Thursday 13 September 2007

#3 The myriad things I find to do instead of writing

Things I have discovered this week:
  1. I can't write lyrics. I just can't. The whole 'Gemma's going to write some music' idea that I had on monday was just a complete failure because I had forgotten that yes, music I could do. Lyrics no. No. Just no. That one's on the back burner now. I suspect the only way that song will see the light of day is a brief mention in a story sometime. Haha. Probably for the best.
  2. Having listened to some varied music (not written by me, thank god) this week I have reached the conclusion that the descant recorder just never sounds good. Never. Ok, well maybe if you're playing some fast moving renaissance piece. But sustained notes always sound bad. Tenor recorders are nice. People should look into them a bit more.
  3. I am obviously way too critical when listening to things. I was trained that way! Sadly I have not yet worked out a way of transferring this critical nature to the written word.

I found an extremely old notebook last night that an old friend gave me. I wrote all kinds of story stuff down in it ten years ago now. A lot of it made me want to bang my head against the wall. A lot of it made my brains melt from the sheer stupidity. A very small amount of it made me think 'Hmmm. That was a cool idea. At what point did I lose that? Can I put it back in again?'.

I hate looking at it. It's not as bad as the Big Green Book of Awfulness (which I actually can't look at these days. For very many reasons.) but it's still kind of icky. But I'll keep it because then when I'm having a bad day and everything I touch seems to just fall apart I can look at it and remember that I'm better than I was. I'm learning and I'm better than I was a year ago, or ten years ago.

Monday 3 September 2007

#2 Me and My Red Pen

This weekend I realised it's been nearly a year since I finished A Measure of Life and still haven't finished reading it through and editing. In my defense, I couldn't bear to look at it until about April, so really I've only been editing for six months.

That doesn't sound much better.

It's not that I don't like editing. It can be quite pleasing once I get motivated to do it. It's just... I'm never quite sure what I'm doing. I'm kind of unfamiliar with the whole process so I'm muddling along and it seems to be working out ok so far. But I worry that I'm somehow Doing It Wrong. Even worse, I worry that someone will find out that I'm Doing It Wrong and get cross about it.
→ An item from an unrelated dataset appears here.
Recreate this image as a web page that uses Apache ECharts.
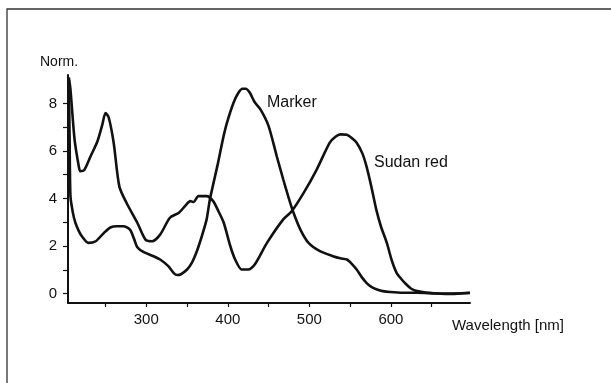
<!DOCTYPE html>
<html>
<head>
<meta charset="utf-8">
<script src="https://cdn.jsdelivr.net/npm/echarts@6/dist/echarts.min.js"></script>
<style>
  html, body { margin: 0; padding: 0; background: #fff; }
  #chart { width: 611px; height: 383px; }
</style>
</head>
<body>
<div id="chart"></div>
<script>
// ---- Data ----
const sudanX = [205, 207, 212, 217, 219, 224, 232, 240, 246, 250, 254, 260, 267, 276, 289, 299, 307, 317, 329, 340, 348, 354, 358, 364, 374, 382, 388, 395, 403, 409, 417, 425, 433, 448, 468, 478, 493, 509, 525, 532, 538, 546, 552, 558, 565, 570, 576, 582, 588, 595, 601, 607, 613, 619, 625, 632, 645, 656, 670, 685, 697];
const sudanY = [9.1, 8.6, 6.5, 5.4, 5.15, 5.2, 5.8, 6.4, 7.1, 7.6, 7.4, 6.35, 4.5, 3.8, 2.98, 2.27, 2.2, 2.48, 3.19, 3.4, 3.7, 3.89, 3.85, 4.1, 4.1, 3.89, 3.5, 2.98, 2.0, 1.43, 1.01, 1.01, 1.22, 2.13, 3.12, 3.45, 4.24, 5.22, 6.35, 6.6, 6.7, 6.68, 6.55, 6.35, 5.9, 5.36, 4.5, 3.54, 2.8, 2.13, 1.4, 0.87, 0.6, 0.38, 0.2, 0.1, 0.03, 0.0, -0.02, 0.0, 0.02];

const markerX = [205, 206, 207, 210, 213, 217, 221, 229, 238, 248, 256, 264, 272, 280, 285, 289, 297, 309, 317, 327, 334, 338, 342, 350, 356, 362, 368, 374, 378, 388, 394, 399, 407, 413, 418, 422, 427, 433, 440, 450, 460, 468, 474, 480, 489, 499, 513, 529, 538, 546, 552, 558, 564, 570, 576, 583, 590, 599, 615, 632, 660, 680, 697];
const markerY = [9.0, 6.5, 4.1, 3.4, 2.98, 2.65, 2.41, 2.13, 2.2, 2.55, 2.78, 2.83, 2.83, 2.69, 2.3, 1.95, 1.74, 1.57, 1.43, 1.15, 0.85, 0.78, 0.8, 1.01, 1.3, 1.78, 2.4, 3.12, 3.96, 5.5, 6.5, 7.19, 8.03, 8.45, 8.62, 8.62, 8.45, 8.05, 7.75, 7.05, 5.78, 4.8, 4.1, 3.45, 2.69, 2.13, 1.78, 1.57, 1.48, 1.43, 1.25, 1.01, 0.7, 0.45, 0.28, 0.17, 0.1, 0.06, 0.03, 0.03, 0.0, 0.0, 0.03];

const xTicks = [250, 300, 350, 400, 450, 500, 550, 600, 650];
const xLabels = [300, 400, 500, 600];
const yTicks = [0, 1, 2, 3, 4, 5, 6, 7, 8];
const yLabels = [0, 2, 4, 6, 8];

const xName = 'Wavelength [nm]';
const yName = 'Norm.';
const markerName = 'Marker';
const sudanName = 'Sudan red';

// ---- Chart ----
const zip = (xs, ys) => xs.map((x, i) => [x, ys[i]]);
const ink = '#111';
const font = '"Liberation Sans", Arial, Helvetica, sans-serif';

const chart = echarts.init(document.getElementById('chart'), null, { renderer: 'canvas' });
chart.setOption({
  animation: false,
  backgroundColor: '#fff',
  grid: { left: 68, right: 141, top: 75, bottom: 80, containLabel: false },
  xAxis: {
    type: 'value',
    min: 204,
    max: 697,
    axisLine: { onZero: false, lineStyle: { color: ink, width: 2 } },
    axisTick: { customValues: xTicks, length: 4, lineStyle: { color: ink, width: 1.2 } },
    axisLabel: { customValues: xLabels, margin: 9, color: ink, fontSize: 15, fontFamily: font },
    splitLine: { show: false }
  },
  yAxis: {
    type: 'value',
    min: -0.4,
    max: 9.2,
    axisLine: { show: true, onZero: false, lineStyle: { color: ink, width: 2 } },
    axisTick: { show: true, customValues: yTicks, length: 5, lineStyle: { color: ink, width: 1.2 } },
    axisLabel: { customValues: yLabels, margin: 11, color: ink, fontSize: 15, fontFamily: font },
    splitLine: { show: false }
  },
  series: [
    {
      name: sudanName,
      type: 'line',
      data: zip(sudanX, sudanY),
      showSymbol: false,
      smooth: 0.25,
      lineStyle: { color: ink, width: 2.6 },
      clip: true
    },
    {
      name: markerName,
      type: 'line',
      data: zip(markerX, markerY),
      showSymbol: false,
      smooth: 0.25,
      lineStyle: { color: ink, width: 2.6 },
      clip: true
    }
  ],
  graphic: [
    { type: 'polyline', shape: { points: [[7, 383], [7, 9], [611, 9]] }, style: { stroke: '#333', lineWidth: 1.3, fill: null } },
    { type: 'text', left: 40, top: 55, style: { text: yName, fontSize: 14, fontFamily: font, fill: ink } },
    { type: 'text', left: 452, top: 318, style: { text: xName, fontSize: 15, fontFamily: font, fill: ink } },
    { type: 'text', left: 267, top: 95, style: { text: markerName, fontSize: 16, fontFamily: font, fill: ink } },
    { type: 'text', left: 374, top: 155, style: { text: sudanName, fontSize: 16, fontFamily: font, fill: ink } }
  ]
});
</script>
</body>
</html>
I've never edited before. Not arrogance, for I would love a beta reader and periodically try to enlist one (then fail/get fingers burnt/we turn out to be into different writing styles/etc), but I've never edited like this before. I don't usually finish something, then go through it to edit because I edit in a crazy obsessive way as I go along. I will actually obsess over a scene (or even in exceptional circumstances, a paragraph or a word) in my head for days or weeks and when I think I have every word planned out, I'll write it down. Sadly, this explains why it takes me so damned long to get anything done (except at NaNo time).

So now I have this finished Thing and am just flailing around with a red pen trying to make it better. Mostly notes to myself to add more description (my eternal flaw). And big lines through stuff.

Things I am Looking For

  • Bad spelling/grammar/Gemma used a stupid word that doesn't mean what she thinks it means/Gemma spells main character's name wrong for 70 pages (Yes, I have done this).
  • Too much repetition. Sometimes I get fond of a word. A lot. In one paragraph.
  • Passive voice. Now I actually know what passive voice is, I'm on the lookout for it. It's basically how I write my lab book.
  • Really monumentally stupid plot holes. Haven't seen any yet, but you never know.
  • Lots of other things that don't fit into bullet points, but I like playing with the bullet points.

Aaaaanyway, good things have come of this so far. I'm going to seperate the story out into three parts (Rule of threes, again. It pleases me stylistically). I may experiment with chapters. I don't write in chapters. Having procrastination type thoughts on why that is. Maybe it's because I don't notice chapters at all when I read. Hmm.

Editing musings over, I shall go back to writing the thingummy I'm writing for Deedee.